On a month-on-month basis, the momentum had gathered pace considerably from 2.2% in May and 1.2% in April.
Sector-wise, all the three segments -- mining, manufacturing and electricity -- had put up a good show during the month.
Going by the use-based classification, an improved tempo of activity was evident in basic goods, capital goods and intermediate goods. But a mixed trend came to the fore in the consumer goods segment, with the durables faring exceptionally well but non-durables proving to be laggards.
Though it is tempting to interpret the latest numbers as evidence of a pick-up in demand, such an inference at this stage would be hasty.
The incremental growth during the first quarter in industrial production worked out to only 3.7% compared with last year's 5.3%.
This suggests that, for a full-fledged recovery, industry has to acquit itself even more creditably in the coming months than what it had achieved in June 2009.
A new factor -- the erratic monsoon, setback to kharif harvest and the resultant fall in rural incomes -- casts doubts on the sustainability of this performance.
Seen in isolation, industry had fared very well in during the third month of the current fiscal year. In mining, the growth rate had vaulted to 15.4% from 0.1%% a year ago and in power generation, to 8% from 2.6%.
In the case of manufacturing, the rate had quickened to 7.3% from 6.1%.
Similarly, a faster pace was noted in basic goods to 10.1%from 2.2%, in capital goods to 11.8% from 7.8% and in intermediate goods to 7.9% from 2.8%.
Consumer durables, too, had seen a pick-up in output to 15.5% from 4.6%.
In fact, during June, as many seven industry groups out of 17 at the two-digit level of classification, had shown a double-digit growth and two others had topped the seven per cent-mark.
These included such pivotal industries like basic metals and alloys, machinery and equipment and transport equipment and parts.
But, the industrial trends for the first three months of 2009-10 are not very encouraging, mainly because of the subdued level of production in April and May.
The growth rate of manufacturing had slackened to 3.2% from 5.8% last year; in capital goods and consumer goods as a whole, the tempo had flagged markedly.
In basic goods and intermediate goods, there was an acceleration of sorts in the rate of production.
Overall, industrial growth, at 3.7%, had lagged behind that notched up in the first quarter of 2008-09 by 160 basis points.

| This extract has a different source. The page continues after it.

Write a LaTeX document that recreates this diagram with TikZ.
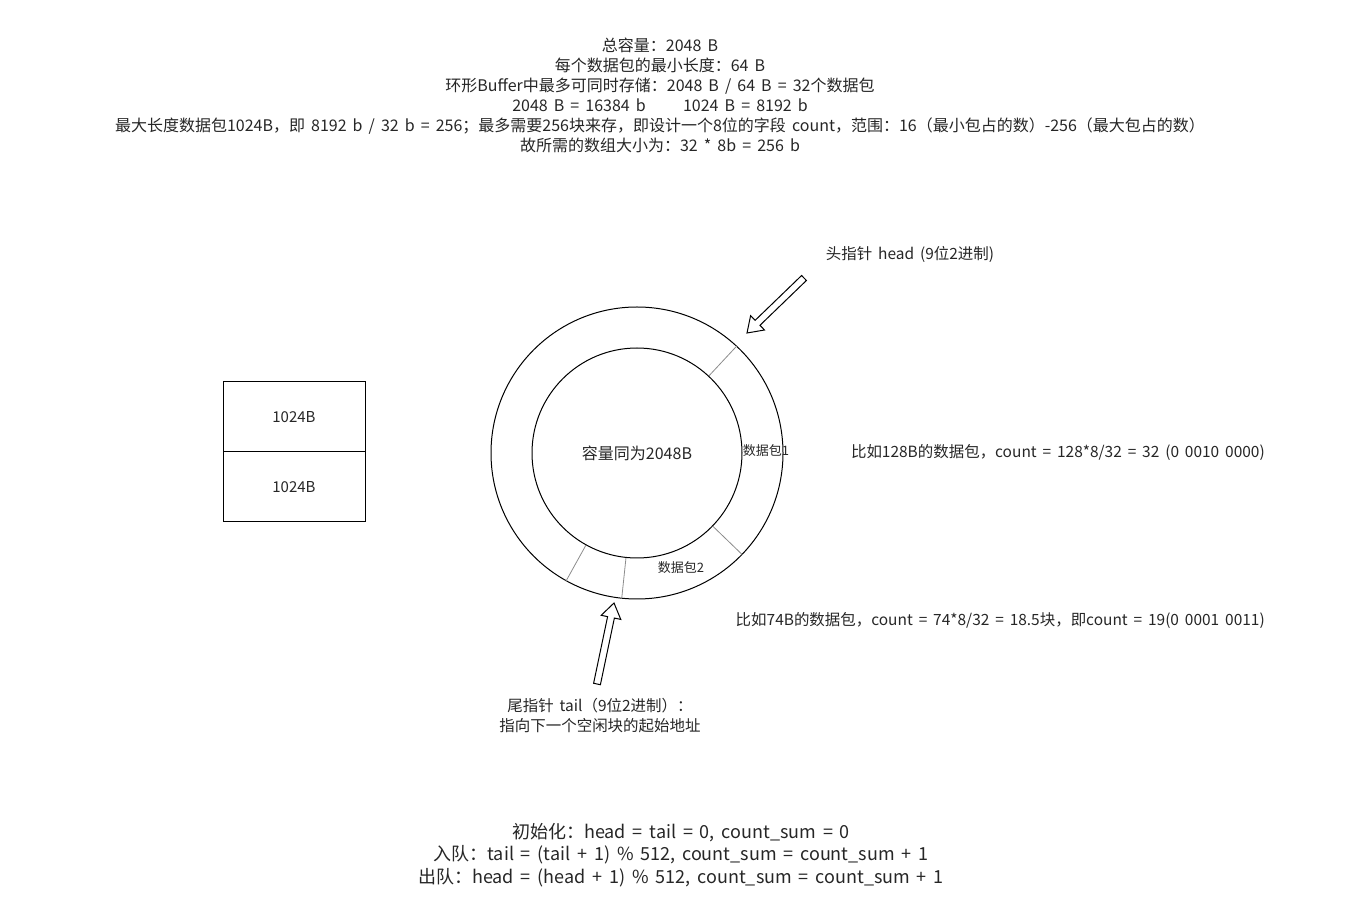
\documentclass[tikz,border=0pt]{standalone}
\usepackage{fontspec}
\setmainfont{Noto Sans CJK SC}
\usetikzlibrary{calc}

\protected\def\widespace{\spaceskip=0.38em\relax}

\tikzset{
  txt/.style={font=\fontsize{11.6pt}{15pt}\selectfont\widespace, align=center, inner sep=0pt, text=black!85},
  bigtxt/.style={font=\fontsize{13.5pt}{17pt}\selectfont\widespace, align=center, inner sep=0pt, text=black!85},
  smalltxt/.style={font=\fontsize{9.75pt}{12pt}\selectfont, inner sep=0pt, text=black!85},
  ring/.style={draw, circle, line width=0.75pt, inner sep=0pt},
  divider/.style={draw=black!45, line width=0.6pt},
  cell/.style={draw, line width=0.75pt, minimum width=106.5pt, minimum height=52.5pt, inner sep=0pt, font=\fontsize{11.25pt}{15pt}\selectfont, text=black!85},
  arrowline/.style={draw, line width=0.75pt, fill=white, line join=miter}
}

\newcommand{\hollowarrow}[2]{%
  \coordinate (neck) at ($(#2)!11pt!(#1)$);
  \draw[arrowline] ($(#1)!2.6pt!90:(#2)$) -- ($(neck)!2.6pt!90:(#2)$) -- ($(neck)!7.5pt!90:(#2)$) -- (#2)
    -- ($(neck)!7.5pt!-90:(#2)$) -- ($(neck)!2.6pt!-90:(#2)$) -- ($(#1)!2.6pt!-90:(#2)$) -- cycle;}

\begin{document}
\begin{tikzpicture}[x=0.75pt, y=-0.75pt]
\useasboundingbox (0,0) rectangle (1365,919);

\node[txt, font=\fontsize{12pt}{15pt}\selectfont\widespace] (notes) at (660,95) {总容量：2048 B\\
每个数据包的最小长度：64 B\\
环形Buffer中最多可同时存储：2048 B / 64 B = 32个数据包\\
2048 B = 16384 b\hspace{28pt}1024 B = 8192 b\\
最大长度数据包1024B，即 8192 b / 32 b = 256；最多需要256块来存，即设计一个8位的字段 count，范围：16（最小包占的数）-256（最大包占的数）\\
故所需的数组大小为：32 * 8b = 256 b};

\node[cell] (upper) at (294,417) {1024B};
\node[cell] (lower) at (294,487) {1024B};

\node[ring, minimum size=219pt] (outer) at (637,453) {};
\node[ring, minimum size=157.5pt] (inner) at (637,453) {};
\node[txt, font=\fontsize{12pt}{15pt}\selectfont] (cap) at (637,453) {容量同为2048B};

\draw[divider] (inner.47) -- (outer.47);
\draw[divider] (inner.-44) -- (outer.-44);
\draw[divider] (inner.241) -- (outer.241);
\draw[divider] (inner.264) -- (outer.264);

\node[smalltxt] (pkt1) at (766,451) {数据包1};
\node[smalltxt] (pkt2) at (681,568) {数据包2};

\node[txt] (headlbl) at (910,254) {头指针 head (9位2进制)};
\node[txt] (taillbl) at (600,716) {尾指针 tail（9位2进制）：\\指向下一个空闲块的起始地址};

\coordinate (headfrom) at (804,278);
\coordinate (headto) at (747,333);
\coordinate (tailfrom) at (597,684);
\coordinate (tailto) at (614,603);
\hollowarrow{headfrom}{headto}
\hollowarrow{tailfrom}{tailto}

\node[txt, anchor=east] (ex1) at (1265,452) {比如128B的数据包，count = 128*8/32 = 32 (0 0010 0000)};
\node[txt, anchor=east] (ex2) at (1265,620) {比如74B的数据包，count = 74*8/32 = 18.5块，即count = 19(0 0001 0011)};

\node[bigtxt] (ops) at (681,855) {初始化：head = tail = 0, count\_sum = 0\\
入队：tail = (tail + 1) \% 512, count\_sum = count\_sum + 1\\
出队：head = (head + 1) \% 512, count\_sum = count\_sum + 1};
\end{tikzpicture}
\end{document}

At the two-digit level, the picture is somewhat encouraging in the latest quarter, even though the number of industry groups showing a negative growth had increased to six from five a year ago.
But, industry groups with a growth rate of 8% and more has gone up to four from three while those with a growth rate of 0 to 5% has dropped to three from five.
The remaining four industry groups in this quarter of both these years had reported a rise in the range of 5% to 7.9%.